His mind goes quiet for a long while.

It was an accident.

Sydney clucks her tongue in disgust. “You liked to treat them rough, didn’t you? Let me guess, to make up for feeling so emasculated by your wife? Mandy didn’t deserve what you did to her. She didn’t deserve to have her breath taken by your hands, no matter how trashy you thought she was. She was a person.”

It was an accident . . .

“Was it an accident what you did afterward? Dumped her body in a ditch, washed over by sewage and scavenged by vultures while her parents plastered missing posters all over the city. She was fourteen, you know. A runaway. You were her third john.”

Have mercy on my soul.

In that moment, Sydney feels something magnificent, a prick of light in that empty spot inside her. Basos, pure belief. It warms her from the inside out, radiating from her fingertips in faint blue-white ribbons. Muscles she hasn’t felt in decades spasm to life, sending her on the brink of ecstasy. Minutes pass before Sydney is able to speak again.

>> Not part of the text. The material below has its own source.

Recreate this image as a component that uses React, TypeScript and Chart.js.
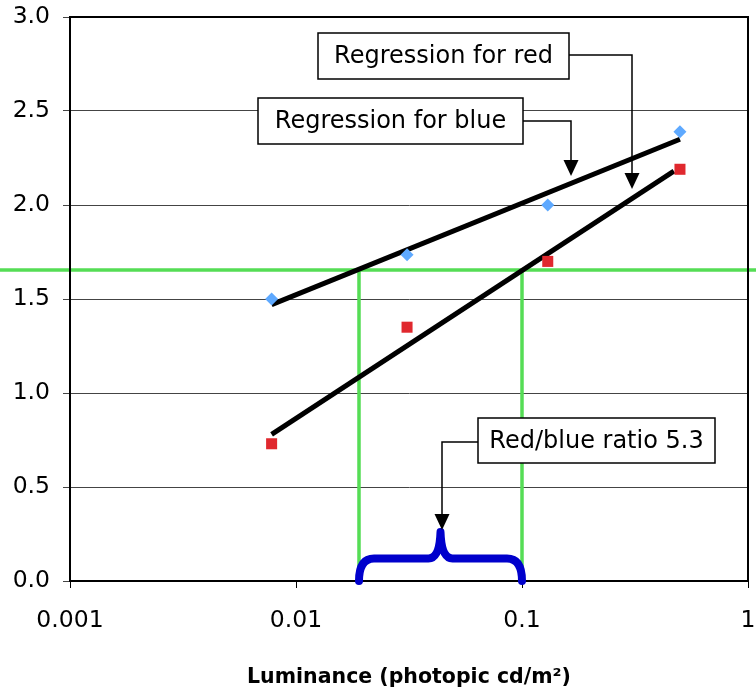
import React, { useEffect, useRef } from "react";
import { Chart, registerables } from "chart.js";
Chart.register(...registerables);

// Measured points
const blueX = [0.0078, 0.031, 0.13, 0.5];
const blueY = [1.5, 1.735, 2.0, 2.39];
const redX = [0.0078, 0.031, 0.13, 0.5];
const redY = [0.73, 1.35, 1.7, 2.19];
// Regression lines (end points)
const blueFitX = [0.0078, 0.5];
const blueFitY = [1.47, 2.35];
const redFitX = [0.0078, 0.47];
const redFitY = [0.78, 2.18];
// Axes
const xTicks = [0.001, 0.01, 0.1, 1];
const yTickStep = 0.5;
// Criterion line and crossings
const threshold = 1.654;
const crossX = [0.019, 0.1];
const braceFlatY = 0.12;
const bracePeakY = 0.26;
// Labels
const xTitle = "Luminance (photopic cd/m\u00B2)";
const noteTexts = ["Regression for red", "Regression for blue", "Red/blue ratio 5.3"];

const FONT = "'DejaVu Sans', Verdana, sans-serif";

const noteLayout = [
  { box: [318, 33, 569, 79], path: [[569, 55], [632, 55], [632, 189]] },
  { box: [258, 98, 523, 144], path: [[523, 121], [571, 121], [571, 176]] },
  { box: [478, 418, 715, 463], path: [[478, 442], [442, 442], [442, 530]] },
];

const overlay = {
  id: "overlay",
  beforeDatasetsDraw(chart: any) {
    const { ctx, scales } = chart;
    const x = scales.x, y = scales.y;
    ctx.save();
    ctx.strokeStyle = "#55dd55";
    ctx.lineWidth = 3.5;
    const yT = y.getPixelForValue(threshold);
    const y0 = y.getPixelForValue(0);
    ctx.beginPath();
    ctx.moveTo(0, yT);
    ctx.lineTo(chart.width, yT);
    for (const cx of crossX) {
      const px = x.getPixelForValue(cx);
      ctx.moveTo(px, yT);
      ctx.lineTo(px, y0);
    }
    ctx.stroke();
    ctx.restore();
  },
  afterDatasetsDraw(chart: any) {
    const { ctx, scales, chartArea } = chart;
    const x = scales.x, y = scales.y;
    ctx.save();
    // frame
    ctx.strokeStyle = "#000";
    ctx.lineWidth = 2;
    ctx.strokeRect(chartArea.left, chartArea.top, chartArea.right - chartArea.left, chartArea.bottom - chartArea.top);
    // brace
    const xl = x.getPixelForValue(crossX[0]);
    const xr = x.getPixelForValue(crossX[1]);
    const xm = x.getPixelForValue(Math.sqrt(crossX[0] * crossX[1]));
    const yb = y.getPixelForValue(0);
    const yf = y.getPixelForValue(braceFlatY);
    const yp = y.getPixelForValue(bracePeakY);
    ctx.strokeStyle = "#0000cc";
    ctx.lineWidth = 8;
    ctx.lineCap = "round";
    ctx.lineJoin = "round";
    ctx.beginPath();
    ctx.moveTo(xl, yb);
    ctx.quadraticCurveTo(xl, yf, xl + 15, yf);
    ctx.lineTo(xm - 12, yf);
    ctx.quadraticCurveTo(xm - 1, yf, xm, yp);
    ctx.moveTo(xm, yp);
    ctx.quadraticCurveTo(xm + 1, yf, xm + 12, yf);
    ctx.lineTo(xr - 15, yf);
    ctx.quadraticCurveTo(xr, yf, xr, yb);
    ctx.stroke();
    ctx.restore();
  },
  afterDraw(chart: any) {
    const { ctx } = chart;
    ctx.save();
    noteLayout.forEach((n, i) => {
      const [l, t, r, b] = n.box;
      const last = n.path.length - 1;
      // connector
      ctx.strokeStyle = "#000";
      ctx.lineWidth = 1.5;
      ctx.beginPath();
      ctx.moveTo(n.path[0][0], n.path[0][1]);
      for (let k = 1; k <= last; k++) ctx.lineTo(n.path[k][0], n.path[k][1] - (k === last ? 10 : 0));
      ctx.stroke();
      const [tx, ty] = n.path[last];
      ctx.fillStyle = "#000";
      ctx.beginPath();
      ctx.moveTo(tx, ty);
      ctx.lineTo(tx - 7.5, ty - 16);
      ctx.lineTo(tx + 7.5, ty - 16);
      ctx.closePath();
      ctx.fill();
      // box
      ctx.fillStyle = "#fff";
      ctx.fillRect(l, t, r - l, b - t);
      ctx.lineWidth = 1.5;
      ctx.strokeRect(l, t, r - l, b - t);
      ctx.fillStyle = "#000";
      ctx.font = `24px ${FONT}`;
      ctx.textAlign = "center";
      ctx.textBaseline = "middle";
      ctx.fillText(noteTexts[i], (l + r) / 2, (t + b) / 2 + 1);
    });
    ctx.restore();
  },
};

export default function App() {
  const ref = useRef<HTMLCanvasElement>(null);
  useEffect(() => {
    if (!ref.current) return;
    const chart = new Chart(ref.current, {
      type: "scatter",
      data: {
        datasets: [
          {
            label: "Blue fit",
            data: blueFitX.map((v, i) => ({ x: v, y: blueFitY[i] })),
            showLine: true,
            borderColor: "#000",
            borderWidth: 5,
            pointRadius: 0,
            order: 2,
          },
          {
            label: "Red fit",
            data: redFitX.map((v, i) => ({ x: v, y: redFitY[i] })),
            showLine: true,
            borderColor: "#000",
            borderWidth: 5,
            pointRadius: 0,
            order: 2,
          },
          {
            label: "Blue",
            data: blueX.map((v, i) => ({ x: v, y: blueY[i] })),
            pointStyle: "rectRot",
            pointRadius: 6.5,
            backgroundColor: "#5ea9ff",
            borderColor: "#5ea9ff",
            borderWidth: 0,
            order: 1,
          },
          {
            label: "Red",
            data: redX.map((v, i) => ({ x: v, y: redY[i] })),
            pointStyle: "rect",
            pointRadius: 7.8,
            backgroundColor: "#e0282e",
            borderColor: "#e0282e",
            borderWidth: 0,
            order: 1,
          },
        ],
      },
      options: {
        responsive: false,
        animation: false,
        layout: { padding: { top: 17, right: 8, left: 0, bottom: 0 } },
        plugins: { legend: { display: false }, tooltip: { enabled: false } },
        scales: {
          x: {
            type: "logarithmic",
            min: 0.001,
            max: 1,
            afterBuildTicks: (s: any) => {
              s.ticks = xTicks.map((v) => ({ value: v }));
            },
            afterFit: (s: any) => {
              s.height = 109;
              s.paddingLeft = 0;
              s.paddingRight = 0;
            },
            ticks: {
              autoSkip: false,
              maxRotation: 0,
              padding: 19,
              color: "#000",
              font: { family: FONT, size: 23.5 },
              callback: (v: any) => String(v),
            },
            grid: { drawOnChartArea: false, drawTicks: true, tickLength: 7, color: "#000" },
            border: { color: "#000", width: 2 },
            title: {
              display: true,
              text: xTitle,
              color: "#000",
              font: { family: FONT, size: 20.5, weight: "bold" },
              padding: { top: 0, bottom: 0 },
            },
          },
          y: {
            min: 0,
            max: 3,
            afterFit: (s: any) => {
              s.width = 70;
              s.paddingTop = 0;
              s.paddingBottom = 0;
            },
            ticks: {
              stepSize: yTickStep,
              padding: 13,
              color: "#000",
              font: { family: FONT, size: 23.5 },
              callback: (v: any) => Number(v).toFixed(1),
            },
            grid: { color: "#444", lineWidth: 1, tickLength: 7 },
            border: { color: "#000", width: 2 },
          },
        },
      },
      plugins: [overlay],
    });
    return () => chart.destroy();
  }, []);
  return (
    <div style={{ position: "absolute", left: 0, top: 0, width: 756, height: 690, background: "#fff" }}>
      <canvas ref={ref} width={756} height={690} style={{ width: 756, height: 690 }} />
    </div>
  );
}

She unsilences Mr. Gnoto with a flick of her hand. “What did you say?”

“Have mercy on my soul. I didn’t mean to. She, she said I was hurting her, but I didn’t listen. I just kept—” Mr. Gnoto begins to weep, his tears plinking down on the coffee table’s base like acid rain.

“You said you know what I am. How?”

“I teach at NMMU, Zulu mythology. You’re an ancestor spirit, one that plagued the villages near Port Natal. I’ve seen that nail rack in photos in a private collection from the 1850s.”

Sydney’s jaw drops as her mind sweeps back to a time when she’d wielded real power. She’d posed as a seer back then, helping to turn wars, and gaining favor among Zulu kings . . . until all that power went to her head and she got sloppy about hiding her true form. She was betrayed by a woman she’d dared call sister, accusing Sydney of witchery that had brought them famine and disease and death. The famine and disease—that was none of her doing, just a bad year for rain and a general lack of hygiene. The death . . . well, a girl’s got to eat.

The village had torn her into so many pieces, it took nearly two decades for her to pull herself back together. But she’d gotten her rack back. Eventually. And her revenge on the woman who’d crossed her. Sydney’s never had any sort of tolerance for traitors. Or murderers. Or rapists. Or professors who toss teenaged girls away like last week’s rubbish.

But Mr. Gnoto is different from the rest of her prey. He actually believes in her, and with that prize comes the strength that pulses through her being. It won’t last long, she knows. With the torture she’s put him through, Mr. Gnoto is not much more for this earth. Still, he’s given her something she’s been craving for ages, so she grants him mercy, lets him drop onto the bed of nails, his death quick and painless. Well, quick anyway. She absolves him of his sins and hopes when the time comes she’ll be granted the same mercy.